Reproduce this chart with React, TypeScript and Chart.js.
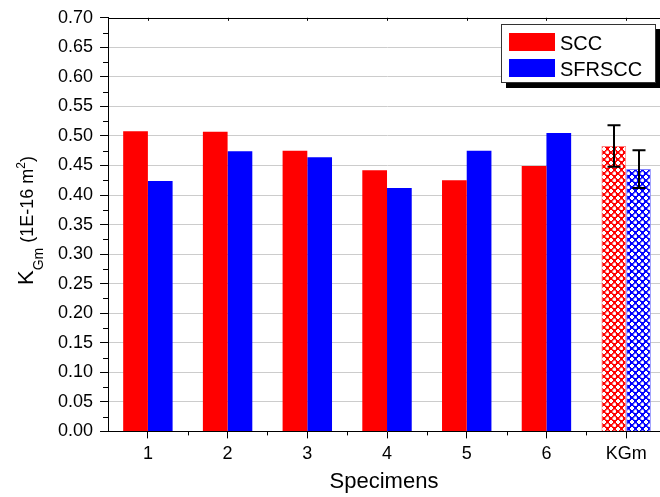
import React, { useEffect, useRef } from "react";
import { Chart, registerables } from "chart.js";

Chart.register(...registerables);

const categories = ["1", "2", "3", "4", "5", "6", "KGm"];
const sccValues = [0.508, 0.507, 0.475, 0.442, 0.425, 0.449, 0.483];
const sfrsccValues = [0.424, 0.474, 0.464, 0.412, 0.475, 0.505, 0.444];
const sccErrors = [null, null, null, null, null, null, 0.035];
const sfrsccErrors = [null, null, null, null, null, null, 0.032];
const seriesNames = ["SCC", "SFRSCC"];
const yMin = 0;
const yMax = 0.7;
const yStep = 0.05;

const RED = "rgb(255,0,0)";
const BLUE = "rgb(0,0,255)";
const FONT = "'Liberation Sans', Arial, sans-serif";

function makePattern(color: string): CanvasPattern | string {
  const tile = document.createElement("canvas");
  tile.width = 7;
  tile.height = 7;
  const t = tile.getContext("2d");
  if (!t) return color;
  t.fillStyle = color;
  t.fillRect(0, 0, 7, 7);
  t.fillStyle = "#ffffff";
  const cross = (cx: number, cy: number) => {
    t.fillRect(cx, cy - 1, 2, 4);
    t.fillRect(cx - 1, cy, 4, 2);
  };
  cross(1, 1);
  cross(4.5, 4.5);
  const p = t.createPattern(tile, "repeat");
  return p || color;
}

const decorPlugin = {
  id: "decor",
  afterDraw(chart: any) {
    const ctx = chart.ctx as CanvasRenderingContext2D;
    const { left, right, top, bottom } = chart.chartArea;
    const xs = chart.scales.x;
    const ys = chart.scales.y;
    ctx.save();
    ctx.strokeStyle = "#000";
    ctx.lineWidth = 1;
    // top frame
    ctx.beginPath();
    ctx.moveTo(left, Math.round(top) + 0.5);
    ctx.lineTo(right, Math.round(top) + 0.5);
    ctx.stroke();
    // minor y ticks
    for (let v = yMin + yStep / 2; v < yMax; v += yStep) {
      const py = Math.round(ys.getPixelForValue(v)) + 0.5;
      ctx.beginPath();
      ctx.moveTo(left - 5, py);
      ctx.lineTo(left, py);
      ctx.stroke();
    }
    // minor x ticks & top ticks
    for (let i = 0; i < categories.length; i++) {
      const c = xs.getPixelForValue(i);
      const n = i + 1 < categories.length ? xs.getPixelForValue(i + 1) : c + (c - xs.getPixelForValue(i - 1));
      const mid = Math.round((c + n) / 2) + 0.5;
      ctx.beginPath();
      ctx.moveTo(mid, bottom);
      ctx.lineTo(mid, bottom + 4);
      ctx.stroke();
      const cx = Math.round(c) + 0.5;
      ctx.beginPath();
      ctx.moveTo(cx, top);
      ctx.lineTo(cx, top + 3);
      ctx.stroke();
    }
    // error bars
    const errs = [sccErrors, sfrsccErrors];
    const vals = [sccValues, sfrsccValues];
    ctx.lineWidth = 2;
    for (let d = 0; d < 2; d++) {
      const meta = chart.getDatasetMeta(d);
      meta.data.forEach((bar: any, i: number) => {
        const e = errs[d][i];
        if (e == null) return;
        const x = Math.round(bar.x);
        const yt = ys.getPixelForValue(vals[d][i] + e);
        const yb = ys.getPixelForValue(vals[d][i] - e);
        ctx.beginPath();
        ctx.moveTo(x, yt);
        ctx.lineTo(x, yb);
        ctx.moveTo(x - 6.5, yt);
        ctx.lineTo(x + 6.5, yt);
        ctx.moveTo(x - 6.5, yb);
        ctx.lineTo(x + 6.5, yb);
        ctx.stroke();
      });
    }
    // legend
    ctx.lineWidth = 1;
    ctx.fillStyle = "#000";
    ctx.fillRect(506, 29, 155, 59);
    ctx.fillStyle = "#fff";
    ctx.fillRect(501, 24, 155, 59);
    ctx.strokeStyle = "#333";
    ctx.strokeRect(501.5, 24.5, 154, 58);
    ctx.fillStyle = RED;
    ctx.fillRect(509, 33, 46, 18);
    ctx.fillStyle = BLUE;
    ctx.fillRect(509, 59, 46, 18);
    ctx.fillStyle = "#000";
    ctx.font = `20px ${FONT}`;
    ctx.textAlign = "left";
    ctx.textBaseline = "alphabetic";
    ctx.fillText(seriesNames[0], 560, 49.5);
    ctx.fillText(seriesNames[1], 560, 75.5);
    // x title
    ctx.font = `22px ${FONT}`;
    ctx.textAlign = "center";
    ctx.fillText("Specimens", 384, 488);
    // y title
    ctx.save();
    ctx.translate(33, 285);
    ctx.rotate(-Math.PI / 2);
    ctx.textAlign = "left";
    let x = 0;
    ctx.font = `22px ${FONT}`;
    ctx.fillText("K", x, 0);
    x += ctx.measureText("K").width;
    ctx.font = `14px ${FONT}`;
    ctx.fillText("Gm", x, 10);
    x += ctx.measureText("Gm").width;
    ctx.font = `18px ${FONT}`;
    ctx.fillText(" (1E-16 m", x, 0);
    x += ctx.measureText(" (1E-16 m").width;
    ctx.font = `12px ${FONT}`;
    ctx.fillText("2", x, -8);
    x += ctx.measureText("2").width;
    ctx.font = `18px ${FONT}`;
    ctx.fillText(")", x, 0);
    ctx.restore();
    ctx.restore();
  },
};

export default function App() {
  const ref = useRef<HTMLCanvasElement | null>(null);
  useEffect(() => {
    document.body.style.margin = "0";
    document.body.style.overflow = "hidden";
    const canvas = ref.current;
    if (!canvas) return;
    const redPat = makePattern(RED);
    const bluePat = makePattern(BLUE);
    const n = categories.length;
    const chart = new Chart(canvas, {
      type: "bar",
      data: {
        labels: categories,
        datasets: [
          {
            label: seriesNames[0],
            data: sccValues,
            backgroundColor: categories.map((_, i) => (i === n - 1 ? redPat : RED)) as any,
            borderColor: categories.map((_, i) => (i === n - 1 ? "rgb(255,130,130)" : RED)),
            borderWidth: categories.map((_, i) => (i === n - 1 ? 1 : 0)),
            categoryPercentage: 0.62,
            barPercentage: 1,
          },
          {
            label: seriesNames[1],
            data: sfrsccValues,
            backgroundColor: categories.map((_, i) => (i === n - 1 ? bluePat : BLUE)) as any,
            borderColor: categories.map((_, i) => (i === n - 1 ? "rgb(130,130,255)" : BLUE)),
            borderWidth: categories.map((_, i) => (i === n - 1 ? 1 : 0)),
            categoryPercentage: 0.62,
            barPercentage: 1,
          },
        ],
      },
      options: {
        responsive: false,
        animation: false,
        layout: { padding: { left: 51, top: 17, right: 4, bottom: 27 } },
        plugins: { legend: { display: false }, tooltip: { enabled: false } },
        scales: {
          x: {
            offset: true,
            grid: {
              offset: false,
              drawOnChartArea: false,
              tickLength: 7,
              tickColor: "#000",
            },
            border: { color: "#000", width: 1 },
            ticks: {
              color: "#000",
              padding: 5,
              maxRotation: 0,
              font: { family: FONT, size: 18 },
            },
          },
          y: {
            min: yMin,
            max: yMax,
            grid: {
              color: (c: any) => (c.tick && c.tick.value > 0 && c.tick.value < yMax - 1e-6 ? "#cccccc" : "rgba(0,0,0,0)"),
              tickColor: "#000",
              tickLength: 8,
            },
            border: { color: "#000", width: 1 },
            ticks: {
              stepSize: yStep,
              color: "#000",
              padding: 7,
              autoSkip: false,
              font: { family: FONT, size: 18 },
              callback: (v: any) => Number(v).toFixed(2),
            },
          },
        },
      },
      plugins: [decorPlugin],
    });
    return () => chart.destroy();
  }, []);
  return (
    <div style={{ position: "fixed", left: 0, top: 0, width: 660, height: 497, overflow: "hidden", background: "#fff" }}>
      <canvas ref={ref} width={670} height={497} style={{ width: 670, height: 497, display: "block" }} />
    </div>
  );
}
● ● ● ● ● ● ●
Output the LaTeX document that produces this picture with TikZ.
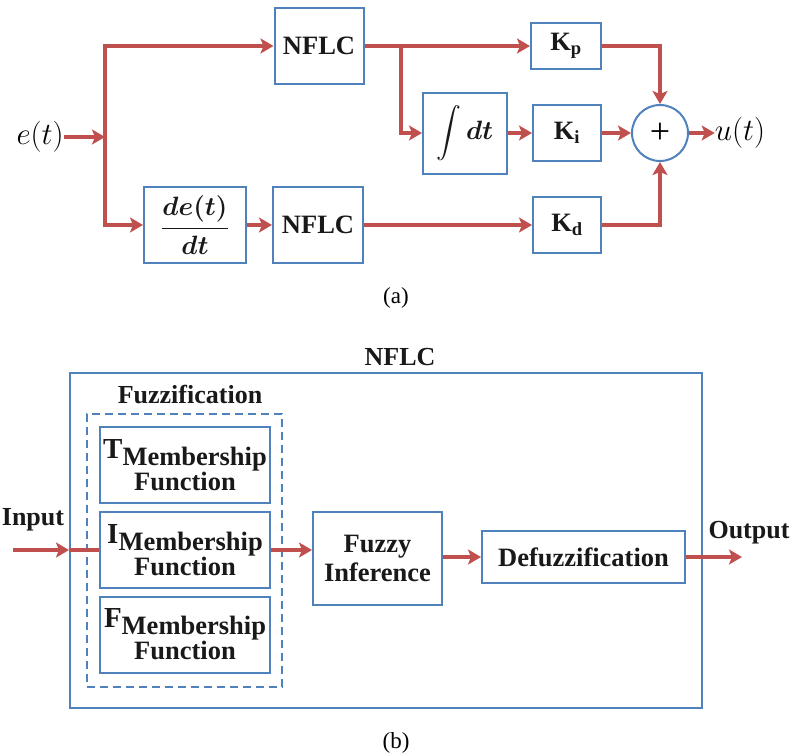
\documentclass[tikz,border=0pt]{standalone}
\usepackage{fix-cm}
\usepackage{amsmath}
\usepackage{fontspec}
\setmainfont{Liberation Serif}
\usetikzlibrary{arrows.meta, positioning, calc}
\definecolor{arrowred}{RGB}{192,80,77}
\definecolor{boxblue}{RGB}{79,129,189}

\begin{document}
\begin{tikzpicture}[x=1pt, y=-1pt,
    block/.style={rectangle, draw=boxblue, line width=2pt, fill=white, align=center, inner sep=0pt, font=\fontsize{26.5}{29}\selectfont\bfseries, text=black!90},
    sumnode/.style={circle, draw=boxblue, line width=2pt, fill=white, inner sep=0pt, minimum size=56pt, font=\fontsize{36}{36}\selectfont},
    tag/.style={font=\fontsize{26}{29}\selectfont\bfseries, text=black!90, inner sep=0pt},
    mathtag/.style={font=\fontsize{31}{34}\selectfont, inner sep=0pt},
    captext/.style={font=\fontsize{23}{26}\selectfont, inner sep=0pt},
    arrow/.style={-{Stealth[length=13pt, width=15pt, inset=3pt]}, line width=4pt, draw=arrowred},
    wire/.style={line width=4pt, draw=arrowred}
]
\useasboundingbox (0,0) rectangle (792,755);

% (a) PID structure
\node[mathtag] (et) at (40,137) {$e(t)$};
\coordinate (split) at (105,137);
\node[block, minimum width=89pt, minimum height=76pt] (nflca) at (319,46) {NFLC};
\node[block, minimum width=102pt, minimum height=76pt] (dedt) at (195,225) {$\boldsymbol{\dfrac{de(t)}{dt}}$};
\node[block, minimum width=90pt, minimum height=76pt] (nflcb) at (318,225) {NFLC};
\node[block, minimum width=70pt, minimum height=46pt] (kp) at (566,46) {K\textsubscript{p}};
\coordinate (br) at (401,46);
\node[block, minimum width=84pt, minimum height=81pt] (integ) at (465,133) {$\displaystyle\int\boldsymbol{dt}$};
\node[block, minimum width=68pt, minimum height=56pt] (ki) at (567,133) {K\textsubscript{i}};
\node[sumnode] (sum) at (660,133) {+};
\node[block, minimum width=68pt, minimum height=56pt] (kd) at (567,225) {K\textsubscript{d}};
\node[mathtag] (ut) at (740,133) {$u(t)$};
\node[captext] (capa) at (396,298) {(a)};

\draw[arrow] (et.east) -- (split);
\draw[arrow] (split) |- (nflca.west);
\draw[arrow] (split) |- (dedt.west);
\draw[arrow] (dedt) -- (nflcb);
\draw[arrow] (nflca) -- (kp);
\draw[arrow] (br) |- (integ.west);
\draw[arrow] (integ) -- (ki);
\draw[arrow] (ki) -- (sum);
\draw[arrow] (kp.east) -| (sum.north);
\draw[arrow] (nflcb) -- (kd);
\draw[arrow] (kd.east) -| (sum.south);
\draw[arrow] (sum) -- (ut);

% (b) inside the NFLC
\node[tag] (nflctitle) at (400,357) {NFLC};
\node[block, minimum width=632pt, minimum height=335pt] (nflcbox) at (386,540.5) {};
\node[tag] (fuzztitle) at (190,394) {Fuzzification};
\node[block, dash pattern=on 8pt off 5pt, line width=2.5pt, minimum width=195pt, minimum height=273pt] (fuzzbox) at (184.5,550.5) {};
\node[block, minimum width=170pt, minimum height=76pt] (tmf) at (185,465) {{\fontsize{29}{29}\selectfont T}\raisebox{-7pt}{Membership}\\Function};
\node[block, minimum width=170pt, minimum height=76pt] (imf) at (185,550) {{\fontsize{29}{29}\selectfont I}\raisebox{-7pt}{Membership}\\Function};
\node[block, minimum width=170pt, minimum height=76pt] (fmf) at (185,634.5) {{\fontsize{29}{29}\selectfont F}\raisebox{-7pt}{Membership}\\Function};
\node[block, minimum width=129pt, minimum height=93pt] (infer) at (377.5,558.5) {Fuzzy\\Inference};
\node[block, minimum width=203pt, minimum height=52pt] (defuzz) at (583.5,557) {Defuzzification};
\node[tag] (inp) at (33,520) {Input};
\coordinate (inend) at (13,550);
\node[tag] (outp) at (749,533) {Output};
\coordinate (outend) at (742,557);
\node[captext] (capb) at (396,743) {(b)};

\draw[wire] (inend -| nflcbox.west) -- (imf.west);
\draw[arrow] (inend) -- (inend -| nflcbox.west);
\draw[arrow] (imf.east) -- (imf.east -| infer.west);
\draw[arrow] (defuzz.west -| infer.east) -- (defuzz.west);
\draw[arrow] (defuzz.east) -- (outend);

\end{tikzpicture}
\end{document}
● ● ● ● ● ● ●
Retype the section that opens with the line holding "Output the LaTeX" and closes with the line holding "(0,0) rectangle (792,755);", exactly as it reads, without any pictures.

Output the LaTeX document that produces this picture with TikZ.
\documentclass[tikz,border=0pt]{standalone}
\usepackage{fix-cm}
\usepackage{amsmath}
\usepackage{fontspec}
\setmainfont{Liberation Serif}
\usetikzlibrary{arrows.meta, positioning, calc}
\definecolor{arrowred}{RGB}{192,80,77}
\definecolor{boxblue}{RGB}{79,129,189}

\begin{document}
\begin{tikzpicture}[x=1pt, y=-1pt,
    block/.style={rectangle, draw=boxblue, line width=2pt, fill=white, align=center, inner sep=0pt, font=\fontsize{26.5}{29}\selectfont\bfseries, text=black!90},
    sumnode/.style={circle, draw=boxblue, line width=2pt, fill=white, inner sep=0pt, minimum size=56pt, font=\fontsize{36}{36}\selectfont},
    tag/.style={font=\fontsize{26}{29}\selectfont\bfseries, text=black!90, inner sep=0pt},
    mathtag/.style={font=\fontsize{31}{34}\selectfont, inner sep=0pt},
    captext/.style={font=\fontsize{23}{26}\selectfont, inner sep=0pt},
    arrow/.style={-{Stealth[length=13pt, width=15pt, inset=3pt]}, line width=4pt, draw=arrowred},
    wire/.style={line width=4pt, draw=arrowred}
]
\useasboundingbox (0,0) rectangle (792,755);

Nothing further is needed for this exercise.